Your goal: Copy the lines below as they are; omit the images they contain.

--- start of Dataset section ---

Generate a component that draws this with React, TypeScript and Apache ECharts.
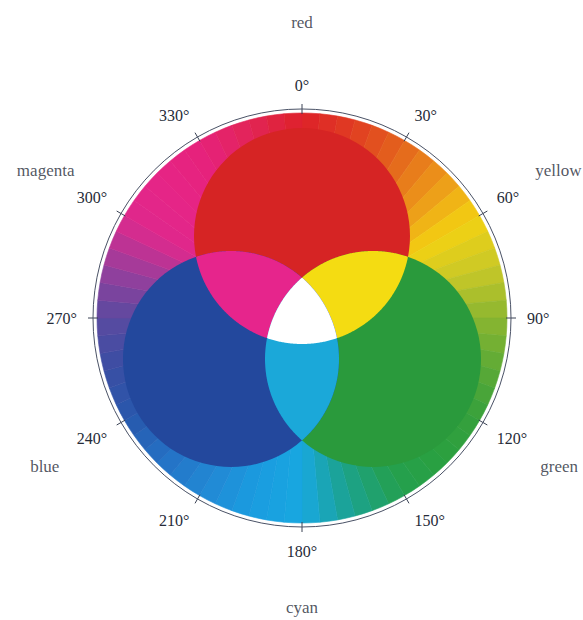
import React, { useEffect, useRef } from "react";
import * as echarts from "echarts";

// ---- data ----
// hue wheel key colours, every 15 degrees clockwise from the top (0° = red)
const wheelKeyAngles = [0, 15, 30, 45, 60, 75, 90, 105, 120, 135, 150, 165, 180, 195, 210, 225, 240, 255, 270, 285, 300, 315, 330, 345];
const wheelKeyColors = [
  "#de2229", "#e03c22", "#e4641c", "#ec961a", "#f3d112", "#c9c828",
  "#8cb630", "#5caa36", "#36a03c", "#2aa040", "#24a04e", "#1ca28c",
  "#18a8e0", "#1a9ce0", "#2288d4", "#2470c4", "#2858ac", "#3a4ea4",
  "#5a4aa0", "#9a3e9c", "#df288c", "#e62486", "#e6227a", "#e22456",
];
const wheelSliceDeg = 5;

// degree tick labels on the angle axis
const angleTickStep = 30;

// primary circles: [offset from centre, direction in degrees]
const circleNames = ["red", "green", "blue"];
const circleOffsets = [82, 82, 82];
const circleAngles = [0, 120, 240];
const circleRadius = 108;
const circleColors = ["#d62424", "#2a9a3c", "#23489d"];

// overlaps (indices into the circles)
const overlapSets = [[0, 1], [0, 2], [1, 2], [0, 1, 2]];
const overlapColors = ["#f4dc12", "#e6258c", "#1ba8d9", "#ffffff"];

// colour names around the wheel
const colorNames = ["red", "yellow", "green", "cyan", "blue", "magenta"];
const colorNameAngles = [0, 60, 120, 180, 240, 300];
const colorNameRadius = [296, 296, 297, 289, 297, 296];

// ---- helpers ----
function hexToRgb(h: string) {
  const n = parseInt(h.slice(1), 16);
  return [(n >> 16) & 255, (n >> 8) & 255, n & 255];
}
function mix(a: string, b: string, t: number) {
  const A = hexToRgb(a), B = hexToRgb(b);
  const c = A.map((v, i) => Math.round(v + (B[i] - v) * t));
  return `rgb(${c[0]},${c[1]},${c[2]})`;
}
function wheelColor(deg: number) {
  const step = wheelKeyAngles[1] - wheelKeyAngles[0];
  const k = Math.floor(deg / step) % wheelKeyColors.length;
  const t = (deg - wheelKeyAngles[k]) / step;
  return mix(wheelKeyColors[k], wheelKeyColors[(k + 1) % wheelKeyColors.length], t);
}

const CENTER = [302, 318];
const AXIS_R = 209;
const DISC_R = 205;
const textColor = "#262b38";
const serif = "'Liberation Serif', 'DejaVu Serif', serif";

export default function App() {
  const ref = useRef<HTMLDivElement>(null);
  useEffect(() => {
    if (!ref.current) return;
    const chart = echarts.init(ref.current, null, { renderer: "svg" });

    const nSlices = 360 / wheelSliceDeg;
    const sliceData = [];
    for (let i = 0; i < nSlices; i++) {
      const c = wheelColor(i * wheelSliceDeg + wheelSliceDeg / 2);
      sliceData.push({ value: 1, itemStyle: { color: c, borderColor: c, borderWidth: 0.6 } });
    }

    const centersPx = (api: any) =>
      circleOffsets.map((o, i) => api.coord([o, circleAngles[i]]));
    const radiusPx = (api: any) => {
      const o = api.coord([0, 0]);
      const p = api.coord([circleRadius, 0]);
      return Math.hypot(p[0] - o[0], p[1] - o[1]);
    };

    const hiddenRadius = (polarIndex: number) => ({
      type: "value",
      polarIndex,
      min: 0,
      max: AXIS_R,
      axisLine: { show: false },
      axisTick: { show: false },
      axisLabel: { show: false },
      splitLine: { show: false },
    });

    chart.setOption({
      animation: false,
      backgroundColor: "#ffffff",
      polar: [
        { center: CENTER, radius: AXIS_R },
        { center: CENTER, radius: AXIS_R },
      ],
      angleAxis: [
        {
          type: "value",
          polarIndex: 0,
          min: 0,
          max: 360,
          interval: angleTickStep,
          startAngle: 90,
          clockwise: true,
          axisLine: { show: true, lineStyle: { color: "#4a5266", width: 1 } },
          axisTick: { show: true, length: 5, lineStyle: { color: "#3a4254", width: 1 } },
          axisLabel: {
            show: true,
            margin: 16,
            formatter: "{value}°",
            fontFamily: serif,
            fontSize: 16,
            color: textColor,
          },
          splitLine: { show: false },
          z: 10,
        },
        {
          type: "value",
          polarIndex: 1,
          min: 0,
          max: 360,
          interval: angleTickStep,
          startAngle: 90,
          clockwise: true,
          axisLine: { show: false },
          axisTick: { show: true, inside: true, length: 5, lineStyle: { color: "#3a4254", width: 1 } },
          axisLabel: { show: false },
          splitLine: { show: false },
          z: 10,
        },
      ],
      radiusAxis: [hiddenRadius(0), hiddenRadius(1)],
      series: [
        {
          type: "pie",
          center: CENTER,
          radius: [0, DISC_R],
          startAngle: 90,
          clockwise: true,
          silent: true,
          label: { show: false },
          labelLine: { show: false },
          emphasis: { disabled: true },
          data: sliceData,
          z: 1,
        },
        {
          type: "custom",
          name: "circles",
          coordinateSystem: "polar",
          polarIndex: 0,
          silent: true,
          z: 3,
          data: circleNames.map((n, i) => [circleOffsets[i], circleAngles[i]]),
          renderItem: (params: any, api: any) => {
            const c = api.coord([api.value(0), api.value(1)]);
            return {
              type: "circle",
              shape: { cx: c[0], cy: c[1], r: radiusPx(api) },
              style: { fill: circleColors[params.dataIndex] },
            };
          },
        },
        {
          type: "custom",
          name: "overlaps",
          coordinateSystem: "polar",
          polarIndex: 0,
          silent: true,
          z: 4,
          data: overlapSets.map(() => [0, 0]),
          renderItem: (params: any, api: any) => {
            const set = overlapSets[params.dataIndex];
            const cs = centersPx(api);
            const R = radiusPx(api);
            const pts: number[][] = [];
            const N = 720;
            for (const i of set) {
              for (let k = 0; k < N; k++) {
                const a = (k / N) * Math.PI * 2;
                const x = cs[i][0] + R * Math.cos(a);
                const y = cs[i][1] + R * Math.sin(a);
                let inside = true;
                for (const j of set) {
                  if (j === i) continue;
                  if (Math.hypot(x - cs[j][0], y - cs[j][1]) > R + 0.01) { inside = false; break; }
                }
                if (inside) pts.push([x, y]);
              }
            }
            const mx = pts.reduce((s, p) => s + p[0], 0) / pts.length;
            const my = pts.reduce((s, p) => s + p[1], 0) / pts.length;
            pts.sort((p, q) => Math.atan2(p[1] - my, p[0] - mx) - Math.atan2(q[1] - my, q[0] - mx));
            return {
              type: "polygon",
              shape: { points: pts },
              style: { fill: overlapColors[params.dataIndex] },
            };
          },
        },
        {
          type: "scatter",
          coordinateSystem: "polar",
          polarIndex: 0,
          silent: true,
          clip: false,
          symbolSize: 0,
          z: 5,
          data: colorNames.map((n, i) => ({ name: n, value: [colorNameRadius[i], colorNameAngles[i]] })),
          label: {
            show: true,
            position: "inside",
            formatter: (p: any) => p.name,
            fontFamily: serif,
            fontSize: 17,
            color: textColor,
          },
        },
      ],
    });
    return () => chart.dispose();
  }, []);

  return (
    <div
      ref={ref}
      style={{ position: "fixed", left: 0, top: 0, width: 583, height: 620, background: "#fff" }}
    />
  );
}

--- end of Dataset section ---

Response for this exercise:
Generate a component that draws this with React, TypeScript and Apache ECharts.
import React, { useEffect, useRef } from "react";
import * as echarts from "echarts";

// ---- data ----
// hue wheel key colours, every 15 degrees clockwise from the top (0° = red)
const wheelKeyAngles = [0, 15, 30, 45, 60, 75, 90, 105, 120, 135, 150, 165, 180, 195, 210, 225, 240, 255, 270, 285, 300, 315, 330, 345];
const wheelKeyColors = [
  "#de2229", "#e03c22", "#e4641c", "#ec961a", "#f3d112", "#c9c828",
  "#8cb630", "#5caa36", "#36a03c", "#2aa040", "#24a04e", "#1ca28c",
  "#18a8e0", "#1a9ce0", "#2288d4", "#2470c4", "#2858ac", "#3a4ea4",
  "#5a4aa0", "#9a3e9c", "#df288c", "#e62486", "#e6227a", "#e22456",
];
const wheelSliceDeg = 5;

// degree tick labels on the angle axis
const angleTickStep = 30;

// primary circles: [offset from centre, direction in degrees]
const circleNames = ["red", "green", "blue"];
const circleOffsets = [82, 82, 82];
const circleAngles = [0, 120, 240];
const circleRadius = 108;
const circleColors = ["#d62424", "#2a9a3c", "#23489d"];

// overlaps (indices into the circles)
const overlapSets = [[0, 1], [0, 2], [1, 2], [0, 1, 2]];
const overlapColors = ["#f4dc12", "#e6258c", "#1ba8d9", "#ffffff"];

// colour names around the wheel
const colorNames = ["red", "yellow", "green", "cyan", "blue", "magenta"];
const colorNameAngles = [0, 60, 120, 180, 240, 300];
const colorNameRadius = [296, 296, 297, 289, 297, 296];

// ---- helpers ----
function hexToRgb(h: string) {
  const n = parseInt(h.slice(1), 16);
  return [(n >> 16) & 255, (n >> 8) & 255, n & 255];
}
function mix(a: string, b: string, t: number) {
  const A = hexToRgb(a), B = hexToRgb(b);
  const c = A.map((v, i) => Math.round(v + (B[i] - v) * t));
  return `rgb(${c[0]},${c[1]},${c[2]})`;
}
function wheelColor(deg: number) {
  const step = wheelKeyAngles[1] - wheelKeyAngles[0];
  const k = Math.floor(deg / step) % wheelKeyColors.length;
  const t = (deg - wheelKeyAngles[k]) / step;
  return mix(wheelKeyColors[k], wheelKeyColors[(k + 1) % wheelKeyColors.length], t);
}

const CENTER = [302, 318];
const AXIS_R = 209;
const DISC_R = 205;
const textColor = "#262b38";
const serif = "'Liberation Serif', 'DejaVu Serif', serif";

export default function App() {
  const ref = useRef<HTMLDivElement>(null);
  useEffect(() => {
    if (!ref.current) return;
    const chart = echarts.init(ref.current, null, { renderer: "svg" });

    const nSlices = 360 / wheelSliceDeg;
    const sliceData = [];
    for (let i = 0; i < nSlices; i++) {
      const c = wheelColor(i * wheelSliceDeg + wheelSliceDeg / 2);
      sliceData.push({ value: 1, itemStyle: { color: c, borderColor: c, borderWidth: 0.6 } });
    }

    const centersPx = (api: any) =>
      circleOffsets.map((o, i) => api.coord([o, circleAngles[i]]));
    const radiusPx = (api: any) => {
      const o = api.coord([0, 0]);
      const p = api.coord([circleRadius, 0]);
      return Math.hypot(p[0] - o[0], p[1] - o[1]);
    };

    const hiddenRadius = (polarIndex: number) => ({
      type: "value",
      polarIndex,
      min: 0,
      max: AXIS_R,
      axisLine: { show: false },
      axisTick: { show: false },
      axisLabel: { show: false },
      splitLine: { show: false },
    });

    chart.setOption({
      animation: false,
      backgroundColor: "#ffffff",
      polar: [
        { center: CENTER, radius: AXIS_R },
        { center: CENTER, radius: AXIS_R },
      ],
      angleAxis: [
        {
          type: "value",
          polarIndex: 0,
          min: 0,
          max: 360,
          interval: angleTickStep,
          startAngle: 90,
          clockwise: true,
          axisLine: { show: true, lineStyle: { color: "#4a5266", width: 1 } },
          axisTick: { show: true, length: 5, lineStyle: { color: "#3a4254", width: 1 } },
          axisLabel: {
            show: true,
            margin: 16,
            formatter: "{value}°",
            fontFamily: serif,
            fontSize: 16,
            color: textColor,
          },
          splitLine: { show: false },
          z: 10,
        },
        {
          type: "value",
          polarIndex: 1,
          min: 0,
          max: 360,
          interval: angleTickStep,
          startAngle: 90,
          clockwise: true,
          axisLine: { show: false },
          axisTick: { show: true, inside: true, length: 5, lineStyle: { color: "#3a4254", width: 1 } },
          axisLabel: { show: false },
          splitLine: { show: false },
          z: 10,
        },
      ],
      radiusAxis: [hiddenRadius(0), hiddenRadius(1)],
      series: [
        {
          type: "pie",
          center: CENTER,
          radius: [0, DISC_R],
          startAngle: 90,
          clockwise: true,
          silent: true,
          label: { show: false },
          labelLine: { show: false },
          emphasis: { disabled: true },
          data: sliceData,
          z: 1,
        },
        {
          type: "custom",
          name: "circles",
          coordinateSystem: "polar",
          polarIndex: 0,
          silent: true,
          z: 3,
          data: circleNames.map((n, i) => [circleOffsets[i], circleAngles[i]]),
          renderItem: (params: any, api: any) => {
            const c = api.coord([api.value(0), api.value(1)]);
            return {
              type: "circle",
              shape: { cx: c[0], cy: c[1], r: radiusPx(api) },
              style: { fill: circleColors[params.dataIndex] },
            };
          },
        },
        {
          type: "custom",
          name: "overlaps",
          coordinateSystem: "polar",
          polarIndex: 0,
          silent: true,
          z: 4,
          data: overlapSets.map(() => [0, 0]),
          renderItem: (params: any, api: any) => {
            const set = overlapSets[params.dataIndex];
            const cs = centersPx(api);
            const R = radiusPx(api);
            const pts: number[][] = [];
            const N = 720;
            for (const i of set) {
              for (let k = 0; k < N; k++) {
                const a = (k / N) * Math.PI * 2;
                const x = cs[i][0] + R * Math.cos(a);
                const y = cs[i][1] + R * Math.sin(a);
                let inside = true;
                for (const j of set) {
                  if (j === i) continue;
                  if (Math.hypot(x - cs[j][0], y - cs[j][1]) > R + 0.01) { inside = false; break; }
                }
                if (inside) pts.push([x, y]);
              }
            }
            const mx = pts.reduce((s, p) => s + p[0], 0) / pts.length;
            const my = pts.reduce((s, p) => s + p[1], 0) / pts.length;
            pts.sort((p, q) => Math.atan2(p[1] - my, p[0] - mx) - Math.atan2(q[1] - my, q[0] - mx));
            return {
              type: "polygon",
              shape: { points: pts },
              style: { fill: overlapColors[params.dataIndex] },
            };
          },
        },
        {
          type: "scatter",
          coordinateSystem: "polar",
          polarIndex: 0,
          silent: true,
          clip: false,
          symbolSize: 0,
          z: 5,
          data: colorNames.map((n, i) => ({ name: n, value: [colorNameRadius[i], colorNameAngles[i]] })),
          label: {
            show: true,
            position: "inside",
            formatter: (p: any) => p.name,
            fontFamily: serif,
            fontSize: 17,
            color: textColor,
          },
        },
      ],
    });
    return () => chart.dispose();
  }, []);

  return (
    <div
      ref={ref}
      style={{ position: "fixed", left: 0, top: 0, width: 583, height: 620, background: "#fff" }}
    />
  );
}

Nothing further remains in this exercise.